What just happened? OpenAI might be struggling to keep track of all the lawsuits launched against it. After being sued by The New York Times and other entities, Elon Musk has become the latest to launch litigation against the ChatGPT maker and CEO Sam Altman. Musk's case isn't over copyright infringement, though; he says the pair have breached their original contractual agreements by putting profit ahead of developing AI that benefits humanity.

Musk was one of the co-founders, backers, and initial board members of OpenAI, departing the company in 2018 over what he said was a conflict of interest with Tesla.

Musk says that when he was approached by Altman and another co-founder, Greg Brockman, to help fund the startup in 2015, he was promised that OpenAI would be an open-source, not-for-profit company focused on safely creating an artificial general intelligence (AGI) and countering the competitive threat from Google.

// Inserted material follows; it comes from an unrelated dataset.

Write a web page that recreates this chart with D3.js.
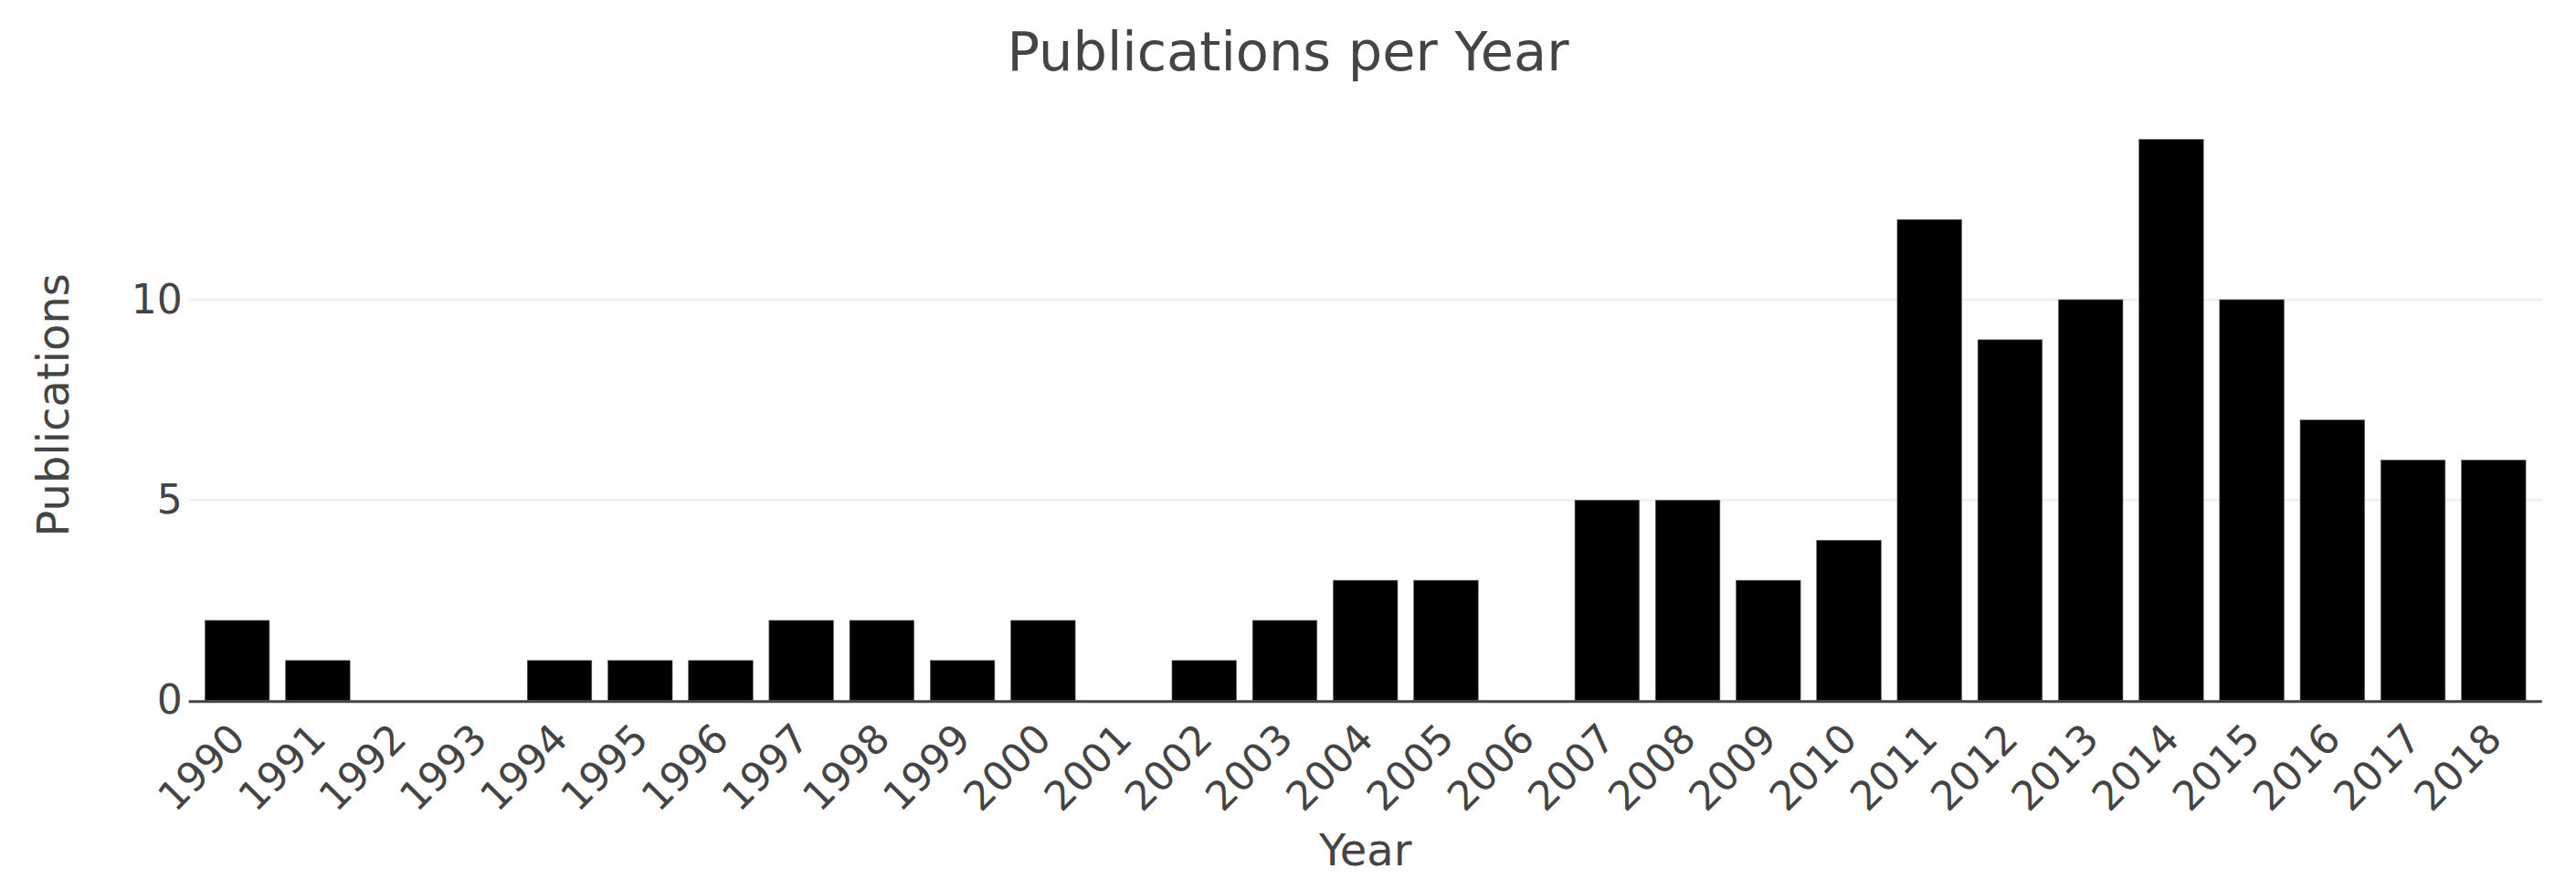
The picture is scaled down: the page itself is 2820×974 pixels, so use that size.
<!DOCTYPE html>
<html>
<head>
<meta charset="utf-8">
<script src="https://cdn.jsdelivr.net/npm/d3@7"></script>
<style>
    body { margin: 0; background: #fff; }
    text { font-family: "DejaVu Sans", verdana, arial, sans-serif; fill: #444; }
</style>
</head>
<body>
<div id="wrapper"></div>
<script>
const years = ["1990", "1991", "1992", "1993", "1994", "1995", "1996", "1997", "1998", "1999",
    "2000", "2001", "2002", "2003", "2004", "2005", "2006", "2007", "2008", "2009",
    "2010", "2011", "2012", "2013", "2014", "2015", "2016", "2017", "2018"];
const publications = [2, 1, 0, 0, 1, 1, 1, 2, 2, 1,
    2, 0, 1, 2, 3, 3, 0, 5, 5, 3,
    4, 12, 9, 10, 14, 10, 7, 6, 6];
const yTicks = [0, 5, 10];
const yMax = 14.74;

async function buildPlot() {
    var dimension = {
        width: 2820,
        height: 974,
        margin: {
            top: 120,
            left: 206.7,
            bottom: 207.3,
            right: 37.3
        }
    };

    dimension.boundedWidth = dimension.width - dimension.margin.left - dimension.margin.right;
    dimension.boundedHeight = dimension.height - dimension.margin.top - dimension.margin.bottom;

    const data = years.map((y, i) => ({ year: y, value: publications[i] }));

    const svg = d3.select("#wrapper").append("svg")
        .attr("width", dimension.width)
        .attr("height", dimension.height);

    const bounds = svg.append("g")
        .attr("transform", `translate(${dimension.margin.left}, ${dimension.margin.top})`);

    const xScaler = d3.scaleBand()
        .domain(years)
        .range([0, dimension.boundedWidth])
        .padding(0.2);

    const yScaler = d3.scaleLinear()
        .domain([0, yMax])
        .range([dimension.boundedHeight, 0]);

    // grid lines + y labels
    const yAxis = bounds.append("g")
        .call(d3.axisLeft(yScaler).tickValues(yTicks).tickSize(0).tickPadding(7));
    yAxis.select(".domain").remove();
    yAxis.selectAll("text")
        .style("font-size", "44px")
        .attr("fill", "#444");

    bounds.append("g")
        .selectAll("line")
        .data(yTicks.filter(d => d > 0))
        .enter()
        .append("line")
        .attr("x1", 0)
        .attr("x2", dimension.boundedWidth)
        .attr("y1", d => yScaler(d))
        .attr("y2", d => yScaler(d))
        .attr("stroke", "#eee")
        .attr("stroke-width", 2.5);

    bounds.append("g")
        .selectAll("rect")
        .data(data)
        .enter()
        .append("rect")
        .attr("x", d => xScaler(d.year))
        .attr("y", d => yScaler(d.value))
        .attr("width", xScaler.bandwidth())
        .attr("height", d => yScaler(0) - yScaler(d.value))
        .attr("fill", "#000")
        .attr("stroke", "#666")
        .attr("stroke-width", 0.6);

    // x axis line
    bounds.append("line")
        .attr("x1", 0)
        .attr("x2", dimension.boundedWidth)
        .attr("y1", dimension.boundedHeight + 1)
        .attr("y2", dimension.boundedHeight + 1)
        .attr("stroke", "#444")
        .attr("stroke-width", 3);

    bounds.append("g")
        .selectAll("text")
        .data(years)
        .enter()
        .append("text")
        .attr("transform", d => `translate(${xScaler(d) + xScaler.bandwidth() / 2}, ${dimension.boundedHeight + 33}) rotate(-45)`)
        .attr("text-anchor", "end")
        .attr("dy", "0.36em")
        .style("font-size", "44px")
        .text(d => d);

    svg.append("text")
        .attr("x", dimension.width / 2)
        .attr("y", 77)
        .attr("text-anchor", "middle")
        .style("font-size", "59px")
        .text("Publications per Year");

    svg.append("text")
        .attr("x", dimension.margin.left + dimension.boundedWidth / 2)
        .attr("y", 947)
        .attr("text-anchor", "middle")
        .style("font-size", "48px")
        .text("Year");

    svg.append("text")
        .attr("transform", `translate(75, ${dimension.margin.top + dimension.boundedHeight / 2}) rotate(-90)`)
        .attr("text-anchor", "middle")
        .style("font-size", "48px")
        .text("Publications");
}

buildPlot()
</script>
</body>
</html>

Three years later, soon after Musk left, OpenAI established its for-profit business, which has attracted $13 billion of investment from Microsoft. In a lawsuit filed in San Francisco, lawyers said OpenAI's focus on money breaches the original contractual agreements.

"OpenAI, Inc. has been transformed into a closed-source de facto subsidiary of the largest technology company in the world: Microsoft. Under its new Board, it is not just developing but is actually refining an AGI to maximize profits for Microsoft, rather than for the benefit of humanity," the lawsuit states. "This was a stark betrayal of the Founding Agreement." The complaint notes that Musk donated $44 million to the nonprofit between 2016 to September 2020.

Musk hasn't tried to hide his disdain for ChatGPT and OpenAI's partnership with Microsoft. He called the chatbot "woke" last year and said the company was "effectively controlled by Microsoft." Musk said he had been offered a stake in the for-profit branch of OpenAI but refused to accept over ethical reasons.

The suit also claims that the design of GPT-4, OpenAI's most advanced LLM, had been kept "a complete secret" by the company. Musk claims GPT-4 constitutes an AGI and that OpenAI and Microsoft improperly licensed the LLM.

The lawsuit aims to force OpenAI to stick to its original mission of benefiting humanity via AI. It also seeks to stop the company from monetizing technologies developed under its non-profit for the benefit of executives and partners such as Microsoft. As reported by TechCrunch, Musk also asks for accounting and potential restitution of donations that were meant to fund OpenAI's public-minded research.

OpenAI and in some cases Microsoft are currently being sued for copyright infringement by The New York Times, which is accused of paying someone to "hack" ChatGPT, along with several digital publishers, authors, and other creators. With the world's richest person filing suit, OpenAI might find a lot of the money it's currently generating being spent on lawyers' fees.